Strength and dignity are her clothing,
and she laughs at the time to come.
She opens her mouth with wisdom,
and the teaching of kindness is on her tongue.
She looks well to the ways of her household
and does not eat the bread of idleness.
Her children rise up and call her blessed;
her husband also, and he praises her:
“Many women have done excellently,
but you surpass them all.”
Proverbs 31:25-29 ESV
The other day, my mother, brother and I were invited to speak about our experiences with Riboflavin Transporter Deficiency (RTD) at Tampa General Hospital. I enjoyed listening to my brother tell of his experiences. But, most of all, I was amazed at hearing my mom’s story. I have heard my mom’s story numerous times, but as she recounted the details to more than fifty doctors, everything came to life. My mother has gone through so much.
She grew up in Nassau, Bahamas and lived a happy, normal life. The culture of the Bahamas is a lot more laid back than American culture.

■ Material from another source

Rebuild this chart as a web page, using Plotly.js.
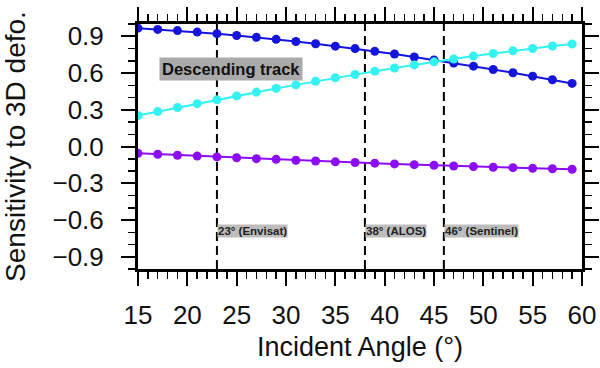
<!DOCTYPE html>
<html>
<head>
<meta charset="utf-8">
<script src="https://cdn.plot.ly/plotly-3.0.1.min.js"></script>
<style>html,body{margin:0;padding:0;background:#fff}#chart{width:600px;height:368px}</style>
</head>
<body>
<div id="chart"></div>
<script>
// Incident angles (degrees)
const angles = [15,17,19,21,23,25,27,29,31,33,35,37,39,41,43,45,47,49,51,53,55,57,59];
// Sensitivity series
const upValues = [0.966,0.956,0.946,0.934,0.921,0.906,0.891,0.875,0.857,0.839,0.819,0.799,0.777,0.755,0.731,0.707,0.682,0.656,0.629,0.602,0.574,0.545,0.515];
const eastValues = [0.253,0.285,0.318,0.350,0.382,0.413,0.444,0.474,0.503,0.532,0.561,0.588,0.615,0.641,0.666,0.691,0.714,0.738,0.759,0.781,0.800,0.820,0.837];
const northValues = [-0.056,-0.063,-0.071,-0.078,-0.085,-0.092,-0.099,-0.105,-0.112,-0.118,-0.125,-0.131,-0.136,-0.142,-0.148,-0.153,-0.159,-0.164,-0.169,-0.173,-0.178,-0.182,-0.186];
// Satellite reference angles
const satAngles = [23, 38, 46];
const satNames = ['Envisat', 'ALOS', 'Sentinel'];
const trackLabel = 'Descending track';

const font = 'Liberation Sans, Arial, Helvetica, sans-serif';
const xRange = [15, 60], yRange = [-1, 1], xMajor = 5, xMinorStep = 1;

function series(y, color) {
  return {
    x: angles, y: y, type: 'scatter', mode: 'lines+markers',
    line: {color: color, width: 2},
    marker: {color: color, size: 9},
    hoverinfo: 'none', showlegend: false
  };
}

// top-edge tick marks (axis decoration), drawn as unclipped vertical-line markers
const plotHeightPx = 245;
const pxPerUnit = plotHeightPx / (yRange[1] - yRange[0]);
const majorX = [], minorX = [];
for (let v = xRange[0]; v <= xRange[1]; v += xMinorStep) {
  ((v - xRange[0]) % xMajor === 0 ? majorX : minorX).push(v);
}
function topTicks(xs, len, width) {
  return {
    x: xs, y: xs.map(() => yRange[1] + (1.5 + len / 2) / pxPerUnit),
    type: 'scatter', mode: 'markers', cliponaxis: false,
    marker: {symbol: 'line-ns', size: len, color: '#000', line: {color: '#000', width: width}},
    hoverinfo: 'none', showlegend: false
  };
}

const data = [
  series(upValues, '#1414dc'),
  series(eastValues, '#33f2f2'),
  series(northValues, '#8c0cf5'),
  topTicks(majorX, 14, 2),
  topTicks(minorX, 7, 1.5)
];

const shapes = satAngles.map(a => ({
  type: 'line', xref: 'x', yref: 'paper', x0: a, x1: a, y0: 0, y1: 1,
  line: {color: '#000', width: 2, dash: '9px,5px'}, layer: 'below'
}));

const annotations = satAngles.map((a, i) => ({
  x: a, y: -0.686, xref: 'x', yref: 'y', xanchor: 'left', yanchor: 'middle',
  text: '<b>' + a + '° (' + satNames[i] + ')</b>', showarrow: false,
  font: {family: font, size: 11.5, color: '#222'},
  bgcolor: '#bdbdbd', borderpad: 0
}));
annotations.push({
  x: 24.4, y: 0.635, xref: 'x', yref: 'y', xanchor: 'center', yanchor: 'middle',
  text: '<b>' + trackLabel + '</b>', showarrow: false,
  font: {family: font, size: 16.5, color: '#111'},
  bgcolor: '#aaaaaa', borderpad: 2
});

const axisCommon = {
  showline: true, linecolor: '#000', linewidth: 3,
  ticks: 'outside', ticklen: 14, tickwidth: 2, tickcolor: '#000',
  showgrid: false, zeroline: false,
  tickfont: {family: font, size: 26, color: '#111'}
};

const layout = {
  width: 600, height: 368,
  margin: {l: 138, r: 18, t: 24, b: 99},
  paper_bgcolor: '#fff', plot_bgcolor: '#fff',
  font: {family: font},
  xaxis: Object.assign({}, axisCommon, {
    range: xRange, dtick: xMajor, tick0: xRange[0], mirror: 'allticks',
    ticklabelstandoff: 7,
    minor: {dtick: xMinorStep, ticks: 'outside', ticklen: 7, tickwidth: 1.5, tickcolor: '#000'},
    title: {text: 'Incident Angle (°)', font: {family: font, size: 27, color: '#111'}, standoff: 8}
  }),
  yaxis: Object.assign({}, axisCommon, {
    range: yRange, dtick: 0.3, tick0: 0, tickformat: '.1f', mirror: 'allticks',
    ticklabelstandoff: 12,
    minor: {dtick: 0.1, ticks: 'outside', ticklen: 7, tickwidth: 1.5, tickcolor: '#000'},
    title: {text: 'Sensitivity to 3D defo.', font: {family: font, size: 28, color: '#111'}, standoff: 20}
  }),
  shapes: shapes,
  annotations: annotations
};

Plotly.newPlot('chart', data, layout, {staticPlot: true, displayModeBar: false});
</script>
</body>
</html>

During the day, she would go fishing, sailing, collect seashells, dive for conchs and then watch the sun melt into the water in the evenings. Her parents raised her and her sisters with the Word of God from a young age, and she studied the Bible with them daily, memorizing verses every Saturday.
After graduating high school, she came to the U.S. for college. While here, she met my dad, and they were married by age twenty.
Later, my mom gave birth to twin boys, Tyson and David. At twenty-two months old, the twins were struck with a neuromuscular disorder that would change my parents’ lives forever.
Six years after my brothers, I was born healthy; yet, as I grew up, I began to show symptoms of the disorder as well.
Now that all three children had the disorder, my mother’s life became even more complicated and difficult. How could a mother handle having three children with an unknown neuromuscular disorder?
My mom worked hard to raise all three of us. While I was growing up, she taught me more than words can express. She took me, Tyson and David to church every week, read the Bible with us and helped us memorize verses. She was joyful no matter the situation, even when we were going through our darkest times. Because all three of us needed full-time nurses, she hardly had any privacy in her own home.
Yet, her biggest rock has always been the Lord. My mom has taught me how to love, to be kind and patient with others and to follow Christ. Despite the countless trials she has faced, she continues to find hope, joy and strength in Him.
Anyone who knows my mom knows that she always smiles and laughs. She is the only person I know who can say she’s upset or worried and then giggle. If I could, I would write down everything that my mom has done for me and my family, but it would not be possible. To properly describe how she never fails to have the utmost compassion would take more than a lifetime. Someone told me, “Your mom is the strongest mom I’ve ever known.”
Listening to her speech, my perspective of who she is and what she has done for me has shifted. Thank you, Mom, for what you have done to teach me to be the person I am today. Happy Mother’s Day to the best mom I could ever ask for!
I would like to leave you with a quote from the speech that impacted me greatly:
“Has this journey been difficult? Yes it has!!! With the many trials and adversities placed before us we have had excellent support from my family, friends and nursing. Tyson and Paige live a very productive life considering the circumstances, and truly inspire and encourage me every day. I am thankful to my Heavenly Father for sustaining me throughout the years, and I am indebted to my husband who has supported me even when the times were tough. Through the eyes of this mother I find encouragement in the hope that they will one day find a cure for RTD.”